Greenland has to be the best answer. 12th largest by land mass, and I can’t remember even ONCE in my life hearing about something happening there; not an election, a crime, a war, a sporting event, etc..
After reading the article I linked to in my OP, I became :dubious: skeptical that Laos could really be restricting the rights of atheists under law as the map claimed. Turns out the Laotian government is still Communist, or more precisely, a single-party socialist republic under the Lao People’s Revolutionary Party (whose flag is a yellow hammer and sickle on a red field).
When I googled all over trying to confirm the map, all I could find was accusations that Laos is persecuting Protestant Christians, and some of those Christian sites accuse Laos of being an atheist country. The Laotian constitution officially guarantees freedom of religion, though there is lots of feeling there that Protestant Christianity is a tool of western neo-imperialism so that many Laotians are not well disposed toward Protestants, and no doubt some will find ways to make things difficult for them, legal or no. The only conclusion I can draw is that the mapmaker, Max Fisher, goofed. That nobody at the Washington Post caught the error goes to show how deeply obscure Laos is for Americans, which was anyhow my point. For that matter, only one commenter on the article caught it:
[QUOTE=gromit82]
I don’t understand why Laos is listed under “Atheists have reduced rights under law.” I realize that Laos is mostly Buddhist, but it’s a Communist country. I never heard of a Communist country that actively discriminated against atheists before.
[/QUOTE]
The only comment posted in response to that made no sense at all to me:
[QUOTE=Bolingbroke]
Most communist countries used religion to control thir [sic] subjects. Totalitarian regimes and religious practice go hand in hand. Communists being atheists is just an idea promoted by faith-heads.
[/QUOTE]
The map credited its so-called data to the International Humanist and Ethical Union. When I searched their site for Laos, not one of the hits reported “reduced rights under law” for atheists there; all they had to say was that the government’s policies “give Theravada Buddhism an elevated status” because it is exempted from the restrictions placed on other religions.

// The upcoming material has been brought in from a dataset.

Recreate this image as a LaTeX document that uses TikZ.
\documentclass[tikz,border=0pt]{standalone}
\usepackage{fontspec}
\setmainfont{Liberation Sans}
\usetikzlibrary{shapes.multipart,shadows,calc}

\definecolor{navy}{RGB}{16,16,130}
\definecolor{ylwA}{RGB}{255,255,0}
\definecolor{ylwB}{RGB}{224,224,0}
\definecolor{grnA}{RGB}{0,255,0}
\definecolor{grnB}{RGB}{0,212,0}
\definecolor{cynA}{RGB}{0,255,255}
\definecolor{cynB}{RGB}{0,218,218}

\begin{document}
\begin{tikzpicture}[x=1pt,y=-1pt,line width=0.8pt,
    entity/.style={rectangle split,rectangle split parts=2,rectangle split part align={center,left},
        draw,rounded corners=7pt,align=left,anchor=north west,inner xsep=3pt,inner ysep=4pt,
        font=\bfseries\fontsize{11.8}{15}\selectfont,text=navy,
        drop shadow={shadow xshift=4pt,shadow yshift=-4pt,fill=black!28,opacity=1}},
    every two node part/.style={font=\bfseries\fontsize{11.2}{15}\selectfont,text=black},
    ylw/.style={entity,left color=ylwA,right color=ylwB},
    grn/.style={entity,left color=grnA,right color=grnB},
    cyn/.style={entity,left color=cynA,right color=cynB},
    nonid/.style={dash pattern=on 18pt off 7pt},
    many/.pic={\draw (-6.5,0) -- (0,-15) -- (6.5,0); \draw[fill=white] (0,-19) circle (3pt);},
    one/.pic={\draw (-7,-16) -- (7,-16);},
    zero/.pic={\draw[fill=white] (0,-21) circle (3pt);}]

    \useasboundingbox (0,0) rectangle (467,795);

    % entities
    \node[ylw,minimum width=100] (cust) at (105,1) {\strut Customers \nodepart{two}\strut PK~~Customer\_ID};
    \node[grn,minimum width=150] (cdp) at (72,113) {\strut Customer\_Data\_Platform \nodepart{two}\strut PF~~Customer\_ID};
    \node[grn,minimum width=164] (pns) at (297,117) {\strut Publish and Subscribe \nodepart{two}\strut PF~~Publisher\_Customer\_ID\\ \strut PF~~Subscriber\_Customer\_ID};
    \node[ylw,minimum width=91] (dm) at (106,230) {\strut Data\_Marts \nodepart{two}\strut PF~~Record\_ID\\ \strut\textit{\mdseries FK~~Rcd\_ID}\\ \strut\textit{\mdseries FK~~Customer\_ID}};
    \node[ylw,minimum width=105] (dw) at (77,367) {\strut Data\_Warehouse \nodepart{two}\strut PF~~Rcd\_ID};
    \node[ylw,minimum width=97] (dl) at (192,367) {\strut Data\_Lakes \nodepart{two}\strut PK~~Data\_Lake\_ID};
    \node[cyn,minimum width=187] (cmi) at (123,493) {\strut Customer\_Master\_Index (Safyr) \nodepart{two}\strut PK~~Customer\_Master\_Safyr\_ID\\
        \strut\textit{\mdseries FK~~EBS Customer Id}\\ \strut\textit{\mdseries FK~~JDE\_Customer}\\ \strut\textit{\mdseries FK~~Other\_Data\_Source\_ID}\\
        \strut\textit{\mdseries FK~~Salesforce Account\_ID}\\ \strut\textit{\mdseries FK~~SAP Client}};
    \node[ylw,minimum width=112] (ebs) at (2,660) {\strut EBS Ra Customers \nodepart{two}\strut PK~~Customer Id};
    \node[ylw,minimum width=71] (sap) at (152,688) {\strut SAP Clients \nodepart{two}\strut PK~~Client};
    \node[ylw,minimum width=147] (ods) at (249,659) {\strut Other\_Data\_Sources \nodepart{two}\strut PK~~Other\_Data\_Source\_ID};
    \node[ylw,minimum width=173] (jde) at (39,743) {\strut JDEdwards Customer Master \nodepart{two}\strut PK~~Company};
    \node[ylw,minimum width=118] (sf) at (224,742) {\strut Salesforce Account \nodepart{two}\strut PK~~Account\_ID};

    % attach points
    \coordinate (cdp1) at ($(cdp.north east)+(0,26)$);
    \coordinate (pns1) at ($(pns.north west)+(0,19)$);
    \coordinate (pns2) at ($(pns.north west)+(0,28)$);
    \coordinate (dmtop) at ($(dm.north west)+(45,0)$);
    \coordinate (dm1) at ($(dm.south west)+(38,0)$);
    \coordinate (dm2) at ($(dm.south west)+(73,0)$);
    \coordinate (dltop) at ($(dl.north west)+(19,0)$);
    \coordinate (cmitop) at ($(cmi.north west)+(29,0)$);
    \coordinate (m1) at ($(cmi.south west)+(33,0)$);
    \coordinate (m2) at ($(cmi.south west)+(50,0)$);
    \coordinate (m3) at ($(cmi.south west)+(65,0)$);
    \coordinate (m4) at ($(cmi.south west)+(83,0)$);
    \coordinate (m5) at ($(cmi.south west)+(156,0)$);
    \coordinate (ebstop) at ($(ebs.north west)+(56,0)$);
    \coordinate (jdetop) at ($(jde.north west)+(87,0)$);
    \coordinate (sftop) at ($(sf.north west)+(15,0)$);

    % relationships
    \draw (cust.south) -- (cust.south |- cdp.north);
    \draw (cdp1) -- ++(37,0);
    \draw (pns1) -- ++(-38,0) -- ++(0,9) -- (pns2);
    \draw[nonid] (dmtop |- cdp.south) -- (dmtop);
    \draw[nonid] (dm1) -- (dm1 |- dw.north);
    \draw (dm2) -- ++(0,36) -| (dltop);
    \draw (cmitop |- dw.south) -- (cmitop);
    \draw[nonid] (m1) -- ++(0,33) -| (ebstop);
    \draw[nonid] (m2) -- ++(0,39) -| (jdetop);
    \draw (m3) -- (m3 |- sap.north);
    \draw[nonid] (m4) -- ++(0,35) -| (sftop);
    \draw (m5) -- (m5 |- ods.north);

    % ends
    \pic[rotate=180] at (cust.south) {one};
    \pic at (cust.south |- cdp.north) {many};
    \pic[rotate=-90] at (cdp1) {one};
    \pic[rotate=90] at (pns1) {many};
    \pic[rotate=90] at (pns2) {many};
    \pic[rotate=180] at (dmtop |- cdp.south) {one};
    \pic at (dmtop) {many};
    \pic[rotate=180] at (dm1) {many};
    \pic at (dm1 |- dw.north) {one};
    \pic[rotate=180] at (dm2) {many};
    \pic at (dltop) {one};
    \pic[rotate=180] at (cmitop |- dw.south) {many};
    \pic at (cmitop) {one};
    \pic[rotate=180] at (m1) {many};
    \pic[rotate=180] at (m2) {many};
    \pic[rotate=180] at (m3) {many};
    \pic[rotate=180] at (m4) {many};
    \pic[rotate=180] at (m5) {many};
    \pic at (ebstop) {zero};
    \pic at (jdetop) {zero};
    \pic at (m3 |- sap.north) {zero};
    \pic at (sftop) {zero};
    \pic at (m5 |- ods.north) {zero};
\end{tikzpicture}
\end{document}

So yeah, Max Fisher, and the Post editors after him, totally goofed that one up.
The American news coverage pie goes roughly 85% domestic, 10% whatever country we’re in the most recently made tiff with, 2% England, 1% Canada, 1% Mexico and 1% everywhere else.
By the way, has anyone else noticed how drastically and suddenly the news coverage dropped of Iraq after Obama took office? For ten years it was “Iraq, Iraq, Iraq” then silence other than indications of troop withdrawals. I’ve no idea what’s going on in there nowadays.

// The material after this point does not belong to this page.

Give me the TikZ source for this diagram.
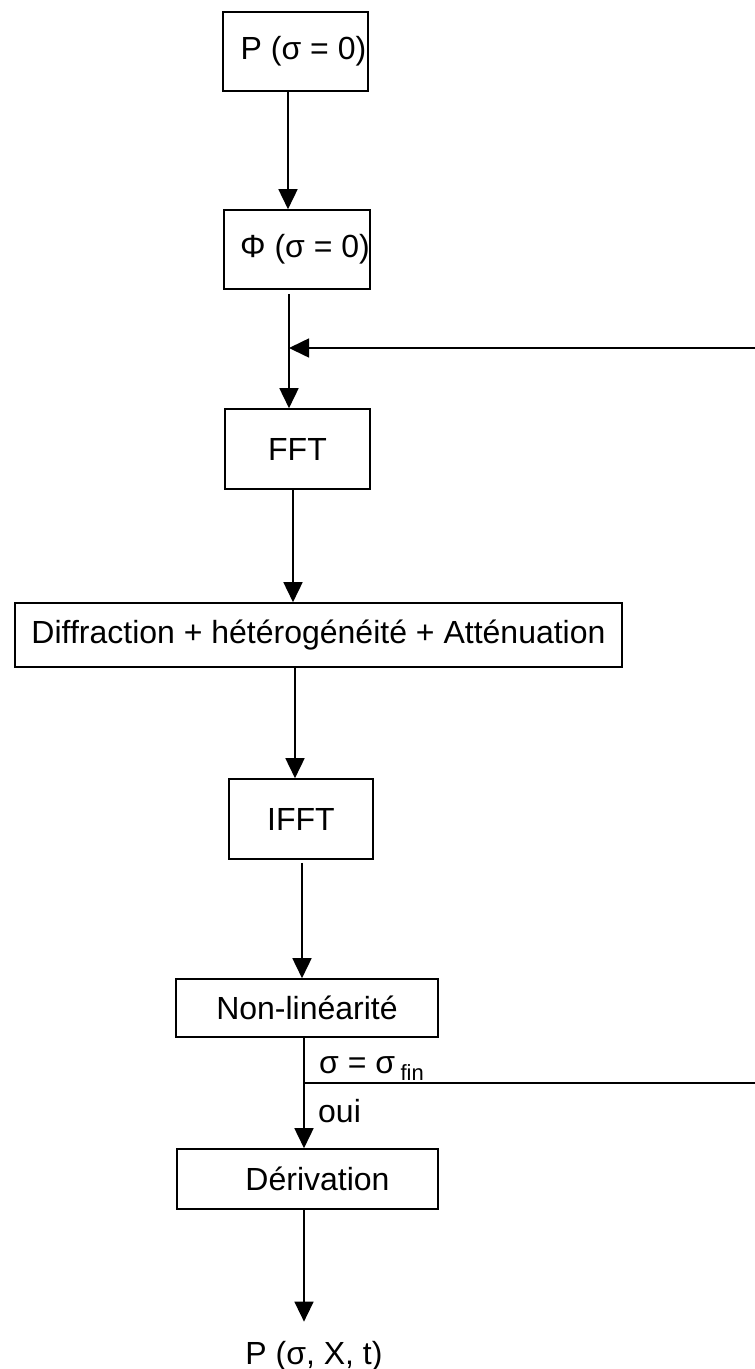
\documentclass[tikz,border=0pt]{standalone}
\usepackage{fontspec}
\setmainfont{Liberation Sans}
\usetikzlibrary{arrows.meta}
\tikzset{
  box/.style={draw, line width=1.6pt, inner sep=0pt, minimum height=80, font=\fontsize{32}{37}\selectfont},
  flow/.style={line width=1.6pt, -{Triangle[length=20pt,width=19pt]}},
  lbl/.style={inner sep=0pt, font=\fontsize{32}{37}\selectfont},
}

\begin{document}
\begin{tikzpicture}[x=1pt, y=-1pt] % main loop of the solver
\useasboundingbox (0,0) rectangle (755,1369);

\node[box, minimum width=145, minimum height=79] (p0) at (295.5,51.5) {\hspace{16pt}P (σ = 0)};
\node[box, minimum width=146, minimum height=79] (phi0) at (297,249.5) {\hspace{16pt}Φ (σ = 0)};
\node[box, minimum width=145] (fft) at (297.5,449) {FFT};
\node[box, minimum width=607, minimum height=64] (diff) at (318.5,635) {Diffraction + hétérogénéité + Atténuation};
\node[box, minimum width=144] (ifft) at (301,819) {IFFT};
\node[box, minimum width=262, minimum height=58] (nonlin) at (307,1008) {Non-linéarité};
\node[box, minimum width=261, minimum height=60] (deriv) at (307.5,1179) {\hspace{20pt}Dérivation};
\node[lbl, anchor=base] (out) at (314,1364) {P (σ, X, t)};

\coordinate (ret) at (755,348);
\coordinate (brk) at (755,1083);

\draw[flow] ([xshift=-7.5]p0.south) -- ([xshift=-7.5]p0.south |- phi0.north);
\draw[flow, shorten <=4pt] ([xshift=-8]phi0.south) -- ([xshift=-8]phi0.south |- fft.north);
\draw[flow] ([xshift=-4.5]fft.south) -- ([xshift=-4.5]fft.south |- diff.north);
\draw[flow] ([xshift=-23.5]diff.south) -- ([xshift=-23.5]diff.south |- ifft.north);
\draw[flow, shorten <=3pt] ([xshift=1]ifft.south) -- ([xshift=1]ifft.south |- nonlin.north);
\draw[flow] ([xshift=-3]nonlin.south) -- ([xshift=-3]nonlin.south |- deriv.north);
\draw[flow, shorten >=19pt] ([xshift=-3.5]deriv.south) -- ([xshift=-3.5]deriv.south |- out.north);

% back to the next step
\draw[flow] (ret) -- ([xshift=-8]phi0.south |- ret);
\draw[line width=1.6pt] ([xshift=-3]nonlin.south |- brk) -- (brk);

\node[lbl, anchor=base west] (cond) at (319,1073) {σ = σ\,\raisebox{-7pt}{\fontsize{22}{22}\selectfont fin}};
\node[lbl, anchor=base west] (yes) at (318,1122) {oui};
\end{tikzpicture}
\end{document}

I got every one on the countries-that-are-not-countries list except Ajeria? What’s that?
How many people here call tell you about Kalinigrad?
I know about Moldova through an interesting anecdote from my old linguistics classes. Moldova was just a part of Romanian until after WW2 when Stalin decided that the USSR needs to be further west, so Soviet linguists basically invented the idea that Moldovan is a seperate language from Romanian(it’s not) and that Moldovans are a seperate people who actually wanted to be a Soviet republic! I wonder how Moldovans today actually feel about it? Was there an actual organic movement for independece before Stalin decided it would look good on a map?
I was just today wondering if I was remembering wrong, and Mauritania wasn’t really a large country in NW Africa. But when I tried to visualize it on the map, I couldn’t even do that. I thought its borders were more like Mali’s?